Thursday, May 15, 2008

Crisis Management is Not the Only Things We Can Learn from J&J's Handling of the Tylenol Crisis

Johnson & Johnson's handling of the Tylenol incident in 1982 is the stuff of legends. As the reader might recall, a "madman" laced Tylenol capsules with cyanide, killing 7 people in the Chicago area in October of that year. J&J has rightly one high praise for how quickly it acted, pulling all Tylenol from all stores in the U.S. within 4-days. Its handling of the crisis helped the company not only rebuild Tylenol's market share within 6-months when many people thought the product was dead, but it also secured people's trust in J&J as a company.

Clearly, J&J did everything right from a crisis communications perspective. They addressed the problem head-on, they were open and honest with the media and frantic customers, and they cared more about their ongoing relationship with customers than they did about the possibility of law suits and the short-term bottom line.

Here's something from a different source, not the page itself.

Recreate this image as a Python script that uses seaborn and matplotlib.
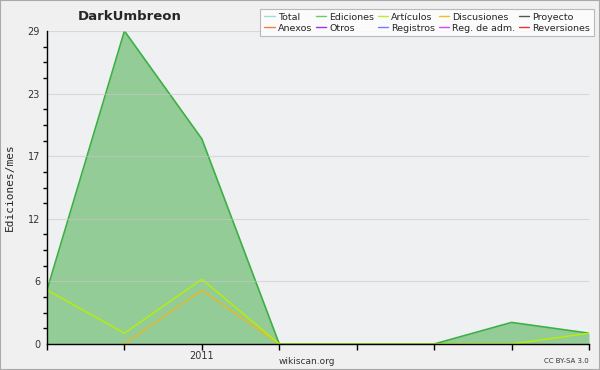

Juxtapose this against what happened in 2007 when Mattel toys that were made in China were found to have high quantities of lead. Mattel missed filing the required 24-hour report with the Consumer Products Safety Commission (CPSC), suffered a fine of over $1 million from the CPSC, and still took more than 6-weeks after that to file its full report. When Mattel's CEO finally went public, he placed the blame on the Chinese for poor manufacturing quality. He later had to go to China and publicly apologize to Chinese officials for his statements.

People who study crisis communications use J&J as the gold standard and offer up Mattel as another example of a company that missed the boat on properly handling its crisis. I'd like to offer a different take on what should be learned.

J&J acted the way it did because it lived by its Credo, a document that acts as a values and brand statement for the company. The then CEO of J&J, James Burke, met with his top executives twice a day as soon as the crisis hit. He used the Credo to question everyone as to what should be done. The Credo's first paragraph states that the company's first order of business is to maintain the trust of the doctors, nurses, mothers and fathers who use its products. Burke and his team recognized that if they did not live up to the Credo, it was of no value. It was the most severe test of the document and it helped the company do the right thing. It acted like a "constitution", guiding the organization when straight thinking might have been difficult. I can imagine how difficult it was to come to grips with the decision since it meant millions in lost inventory, sales and potentially opening the company to law suits, since the withdraw might be interpreted as an admission of guilt.

Like J&J, Mattel has a values and responsibility statement that is prominently displayed on its website. It speaks to its commitment to making products of the highest quality and safety specifications. However, when tested, Mattel demonstrated that its statement of values were merely words, not true guiding principles for the company to live by. By trying to shift blame to the Chinese, who clearly did make the products unsafely, they failed to recognize that one can outsource manufacturing, but one cannot outsource reputation. Mattel owned those Chinese manufacturing plants in an intangible way, even though they may not have appeared on the balance sheet.

I am coming to believe more and more that companies with good reputations have them because they have a set of underlying values that guide their behavior. These values do not allow them to attempt to spin their way out of problems. They deal with them honestly and openly; they get through them and reinforce the trust that customers placed in them before. In fact, that trust is enhanced because they have proved their trustworthiness with their actions. That's the real message of the Tylenol incident that other companies should really pay attention to.